Concerning Extensions of the Language: A useful feature of the
original JB language is its suitability for the mechanisms of the GOs.
Can some further modification be made to the current TB language to
bring it back into line with a more traditional bit-string
representation? Are these modifications, in fact, really desirable?
Alternatively, would it be useful to modify the languages to make GOs
less standard? For example, would it be productive to formalize the
subroutine swapping nature of the present method of Crossover and
define a program as a structure comprising a number of subroutines,
where the application Crossover and Inversion was restricted to the
swapping of entire subroutines, and Random Mutation restricted to
occurring inside the body of a subroutine?

ACKNOWLEDGEMENTS

I would like to thank Dr.
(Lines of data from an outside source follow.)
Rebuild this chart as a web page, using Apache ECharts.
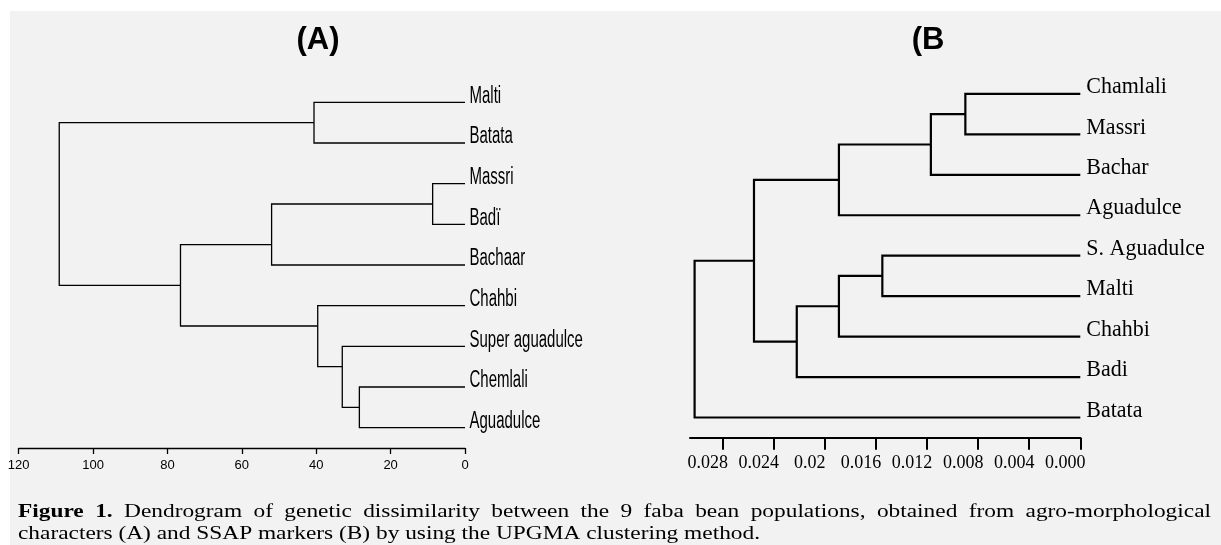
<!DOCTYPE html>
<html><head><meta charset="utf-8">
<script src="https://cdn.jsdelivr.net/npm/echarts@6/dist/echarts.min.js"></script>
<style>html,body{margin:0;padding:0;background:#fff}#c{width:1221px;height:545px}</style>
</head><body><div id="c"></div>
<script>
// ---------- Panel A (agro-morphological characters) ----------
const leavesA = ['Malti','Batata','Massri','Badï','Bachaar','Chahbi','Super aguadulce','Chemlali','Aguadulce'];
const mergePairsA = [[2,3],[7,8],[6,10],[5,11],[0,1],[9,4],[14,12],[13,15]];
const mergeHeightsA = [8.7,28.4,33.0,39.6,40.6,52.0,76.5,109.1];
const ticksA = [0,20,40,60,80,100,120];
const tickLabelsA = ['0','20','40','60','80','100','120'];
// ---------- Panel B (SSAP markers) ----------
const leavesB = ['Chamlali','Massri','Bachar','Aguadulce','S. Aguadulce','Malti','Chahbi','Badi','Batata'];
const mergePairsB = [[0,1],[9,2],[10,3],[4,5],[12,6],[13,7],[11,14],[15,8]];
const mergeHeightsB = [0.0090,0.0117,0.0189,0.0155,0.0189,0.0222,0.02555,0.0302];
const ticksB = [0,0.004,0.008,0.012,0.016,0.020,0.024,0.028];
const tickLabelsB = ['0.000','0.004','0.008','0.012','0.016','0.02','0.024','0.028'];
// ---------- Texts ----------
const titleA = '(A)';
const titleB = '(B';
const captionBold = 'Figure 1.';
const captionLine1 = 'Dendrogram of genetic dissimilarity between the 9 faba bean populations, obtained from agro-morphological';
const captionLine2 = 'characters (A) and SSAP markers (B) by using the UPGMA clustering method.';

function layoutTree(leaves, pairs, heights, mode){
  const n = leaves.length;
  const nodes = leaves.map((name,i)=>({h:0, y:i, first:i, last:i}));
  pairs.forEach((p,k)=>{
    const a = nodes[p[0]], b = nodes[p[1]];
    const up = a.first < b.first ? a : b, lo = (up===a) ? b : a;
    const y = mode==='gap' ? (up.last + lo.first)/2 : (a.y + b.y)/2;
    nodes.push({h:heights[k], y:y, first:Math.min(a.first,b.first), last:Math.max(a.last,b.last)});
  });
  return pairs.map((p,k)=>{const a=nodes[p[0]], b=nodes[p[1]], m=nodes[n+k]; return [m.h, m.y, a.h, a.y, b.h, b.y];});
}
const linksA = layoutTree(leavesA, mergePairsA, mergeHeightsA, 'gap');
const linksB = layoutTree(leavesB, mergePairsB, mergeHeightsB, 'mid');

function linkRender(width){
  return function(params, api){
    const h=api.value(0), a0=api.value(2), ay=api.value(3), b0=api.value(4), by=api.value(5);
    const pts=[api.coord([a0,ay]), api.coord([h,ay]), api.coord([h,by]), api.coord([b0,by])];
    return {type:'polyline', shape:{points:pts}, style:{stroke:'#000', lineWidth:width, fill:null}};
  };
}
function labelRender(names, font, dx, dy, sy){
  return function(params, api){
    const p = api.coord([0, api.value(1)]);
    const x = p[0]+dx, y = p[1]+dy;
    return {type:'text', x:x, y:y, scaleY:sy, originX:0, originY:0,
      style:{text:names[params.dataIndex], font:font, fill:'#000', align:'left', verticalAlign:'middle'}};
  };
}

// caption: slightly widened glyphs, first line justified to full width
const capFont = "18px 'Liberation Serif', 'Times New Roman', serif";
const capFontB = "bold 18px 'Liberation Serif', 'Times New Roman', serif";
const ctx = document.createElement('canvas').getContext('2d');
function measure(t, f){ ctx.font=f; return ctx.measureText(t).width; }
const capLeft = 18, capRight = 1211, line2End = 760;
const capScale = (line2End-capLeft)/measure(captionLine2, capFont);
const capWords = captionBold.split(' ').map(t=>({t:t,f:capFontB})).concat(captionLine1.split(' ').map(t=>({t:t,f:capFont})));
let wordsW = 0; capWords.forEach(w=>{w.w=measure(w.t,w.f)*capScale; wordsW+=w.w;});
const capGap = (capRight-capLeft-wordsW)/(capWords.length-1);
const captionEls = [];
let cx = capLeft;
capWords.forEach(w=>{
  captionEls.push({type:'text', x:cx, y:512, scaleX:capScale, originX:0, originY:0,
    style:{text:w.t, font:w.f, fill:'#000', verticalAlign:'middle'}});
  cx += w.w + capGap;
});
captionEls.push({type:'text', x:capLeft, y:534, scaleX:capScale, originX:0, originY:0,
  style:{text:captionLine2, font:capFont, fill:'#000', verticalAlign:'middle'}});

const chart = echarts.init(document.getElementById('c'), null, {renderer:'canvas'});
const sansA = "'Liberation Sans', Arial, sans-serif";
const serifB = "'Liberation Serif', 'Times New Roman', serif";
chart.setOption({
  backgroundColor:'#ffffff',
  animation:false,
  graphic:[
    {type:'rect', z:-100, silent:true, shape:{x:10, y:11, width:1211, height:534}, style:{fill:'#f2f2f2'}},
    {type:'text', x:318, y:40, style:{text:titleA, font:"bold 31px 'Liberation Sans', Arial, sans-serif", fill:'#000', align:'center', verticalAlign:'middle'}},
    {type:'text', x:928, y:40, style:{text:titleB, font:"bold 31px 'Liberation Sans', Arial, sans-serif", fill:'#000', align:'center', verticalAlign:'middle'}}
  ].concat(captionEls),
  grid:[
    {left:18.7, top:82, width:446.3, height:366},
    {left:690, top:73.7, width:390.3, height:364}
  ],
  xAxis:[
    {gridIndex:0, type:'value', position:'bottom', min:0, max:120, interval:20, inverse:true,
     axisLine:{onZero:false, lineStyle:{color:'#000', width:1.3}},
     axisTick:{length:6, lineStyle:{color:'#000', width:1.3}},
     axisLabel:{color:'#000', fontFamily:sansA, fontSize:13, margin:11, formatter:v=>tickLabelsA[ticksA.indexOf(v)]},
     splitLine:{show:false}},
    {gridIndex:1, type:'value', position:'bottom', min:0, max:0.03056, interval:0.004, inverse:true,
     axisLine:{onZero:false, lineStyle:{color:'#000', width:2}},
     axisTick:{length:12, customValues:ticksB, lineStyle:{color:'#000', width:2}},
     axisLabel:{color:'#000', fontFamily:serifB, fontSize:18, margin:17, customValues:ticksB, padding:[0,30,0,0],
       formatter:v=>{const i=ticksB.findIndex(t=>Math.abs(t-v)<1e-9); return i<0?'':tickLabelsB[i];}},
     splitLine:{show:false}}
  ],
  yAxis:[
    {gridIndex:0, type:'value', min:-0.5, max:8.5, inverse:true, show:false},
    {gridIndex:1, type:'value', min:-0.5, max:8.5, inverse:true, show:false}
  ],
  series:[
    {type:'custom', xAxisIndex:0, yAxisIndex:0, data:linksA, encode:{x:[0,2,4], y:[1,3,5]}, renderItem:linkRender(1.3), clip:false},
    {type:'custom', xAxisIndex:0, yAxisIndex:0, data:leavesA.map((n,i)=>[0,i]), encode:{x:0,y:1},
     renderItem:labelRender(leavesA, "15px 'Liberation Sans', Arial, sans-serif", 4.5, -6, 1.55), clip:false},
    {type:'custom', xAxisIndex:1, yAxisIndex:1, data:linksB, encode:{x:[0,2,4], y:[1,3,5]}, renderItem:linkRender(2.2), clip:false},
    {type:'custom', xAxisIndex:1, yAxisIndex:1, data:leavesB.map((n,i)=>[0,i]), encode:{x:0,y:1},
     renderItem:labelRender(leavesB, "22px 'Liberation Serif', 'Times New Roman', serif", 6, -7, 1.08), clip:false}
  ]
});
</script></body></html>
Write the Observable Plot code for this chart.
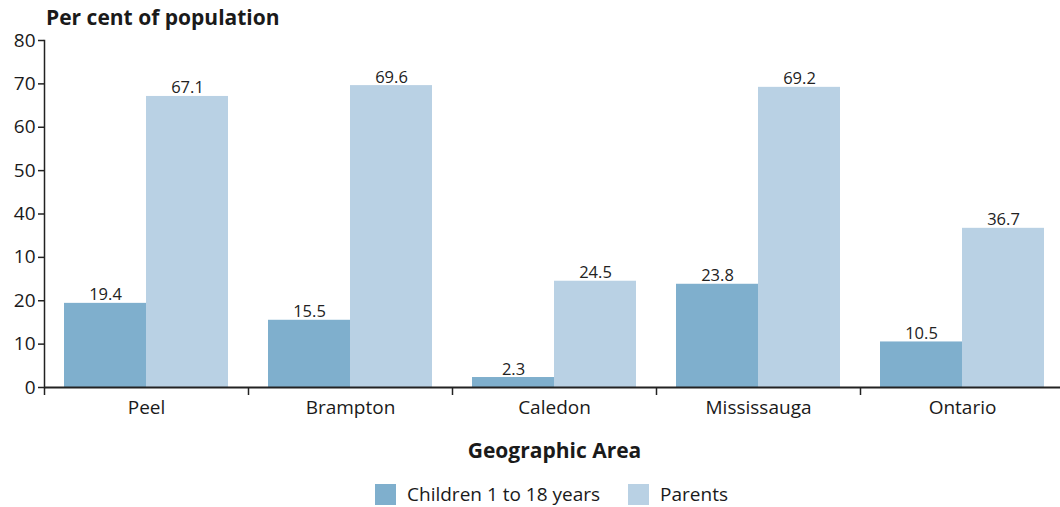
<!DOCTYPE html>
<html>
<head>
<meta charset="utf-8">
<script src="https://cdn.jsdelivr.net/npm/d3@7"></script>
<script src="https://cdn.jsdelivr.net/npm/@observablehq/plot@0.6"></script>
<style>
  html, body { margin: 0; padding: 0; background: #fff; overflow: hidden; }
  body { font-family: "Open Sans", Lato, sans-serif; color: #1a1a1a; width: 1060px; }
  #title { height: 34px; position: relative; }
  #title span { position: absolute; left: 46px; top: 3px; font-weight: 700; font-size: 21px; line-height: 28px; }
  #legend { display: flex; justify-content: center; align-items: center; font-size: 19px; line-height: 26px; margin-top: 11px; padding-left: 43px; }
  .sw { display: inline-block; width: 21px; height: 21px; margin-right: 11px; }
  .item { display: flex; align-items: center; margin: 0 14px; }
</style>
</head>
<body>
<div id="title"><span>Per cent of population</span></div>
<div id="chart"></div>
<div id="legend"></div>
<script>
const areas = ["Peel", "Brampton", "Caledon", "Mississauga", "Ontario"];
const seriesNames = ["Children 1 to 18 years", "Parents"];
const childrenValues = [19.4, 15.5, 2.3, 23.8, 10.5];
const parentValues = [67.1, 69.6, 24.5, 69.2, 36.7];
const yTicks = [0, 10, 20, 30, 40, 50, 60, 70, 80];
const yTickLabels = ["0", "10", "20", "10", "40", "50", "60", "70", "80"];
const colors = ["#7fafcd", "#b9d1e4"];

const children = areas.map((a, i) => ({area: a, value: childrenValues[i]}));
const parents = areas.map((a, i) => ({area: a, value: parentValues[i]}));

const plot = Plot.plot({
  width: 1060,
  height: 436,
  marginTop: 6,
  marginLeft: 44,
  marginRight: -4,
  marginBottom: 83,
  style: {fontFamily: "'Open Sans', Lato, sans-serif", fontSize: "19px", color: "#1a1a1a", overflow: "visible"},
  x: {domain: areas, padding: 0, label: null},
  y: {domain: [0, 80], label: null},
  marks: [
    Plot.barY(children, {x: "area", y: "value", fill: colors[0], insetLeft: 20, insetRight: 102}),
    Plot.barY(parents, {x: "area", y: "value", fill: colors[1], insetLeft: 102, insetRight: 20}),
    Plot.text(children, {x: "area", y: "value", text: d => d.value.toFixed(1), dx: -41, dy: -3, lineAnchor: "bottom", fontSize: 16.5, fill: "#222"}),
    Plot.text(parents, {x: "area", y: "value", text: d => d.value.toFixed(1), dx: 41, dy: -3, lineAnchor: "bottom", fontSize: 16.5, fill: "#222"}),
    Plot.axisY({ticks: yTicks, tickFormat: (d) => yTickLabels[yTicks.indexOf(d)], tickSize: 6, tickPadding: 3, fontSize: 19, stroke: "#222", strokeWidth: 1.5, label: null}),
    Plot.frame({anchor: "left", stroke: "#222", strokeWidth: 1.5}),
    Plot.axisX({dx: -102, tickSize: 8, tickFormat: () => "", stroke: "#222", strokeWidth: 1.5, label: null}),
    Plot.axisX({tickSize: 0, tickPadding: 13, fontSize: 19, label: null}),
    Plot.ruleY([0], {stroke: "#222", strokeWidth: 1.8}),
    Plot.text(["Geographic Area"], {frameAnchor: "bottom", dy: 70, fontSize: 21, fontWeight: "bold", fill: "#1a1a1a"})
  ]
});
document.getElementById("chart").appendChild(plot);

const legend = document.getElementById("legend");
seriesNames.forEach((name, i) => {
  const item = document.createElement("div");
  item.className = "item";
  const sw = document.createElement("span");
  sw.className = "sw";
  sw.style.background = colors[i];
  item.appendChild(sw);
  item.appendChild(document.createTextNode(name));
  legend.appendChild(item);
});
</script>
</body>
</html>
Dave Davis for innumerable valuable
discussions and Dr. Bruce Anderson for preserving the environment that
made this work possible.

REFERENCES

[[Ref1]]
Holland, John H., Adaptation in Natural and Artificial Systems,
Univerity of Michigan Press, 1975.

[[Ref2]]
Bethke, A., Genetic Algorithms as Function Optimizers, Ph.D.  Thesis,
University of Michigan, 1980.

[[Ref3]]
Smith, S.F., A Learning System Based on Genetic Adaptive Algorithms,
Ph.D. Thesis, Univ. of Pittsburgh, December, 1980.

[[Ref4]]
Holland, J.H. and J. Reitman, Cognitive Systems Based on Adaptive
Algorithms, in Pattern Directed Inference Systems, Waterman and
Hayes-Roth, Ed. Academic Press, 1978.

[[Ref5]]
Brainerd, W.S. and Landweber L.H., Theory of Computation,
Wiley-Interscience, 1974.

[[Ref6]]
Smith, S.F., Flexible Learning of Problem Solving Heuristics through
Adaptive Search, Proc. IJCAI-83, 1983.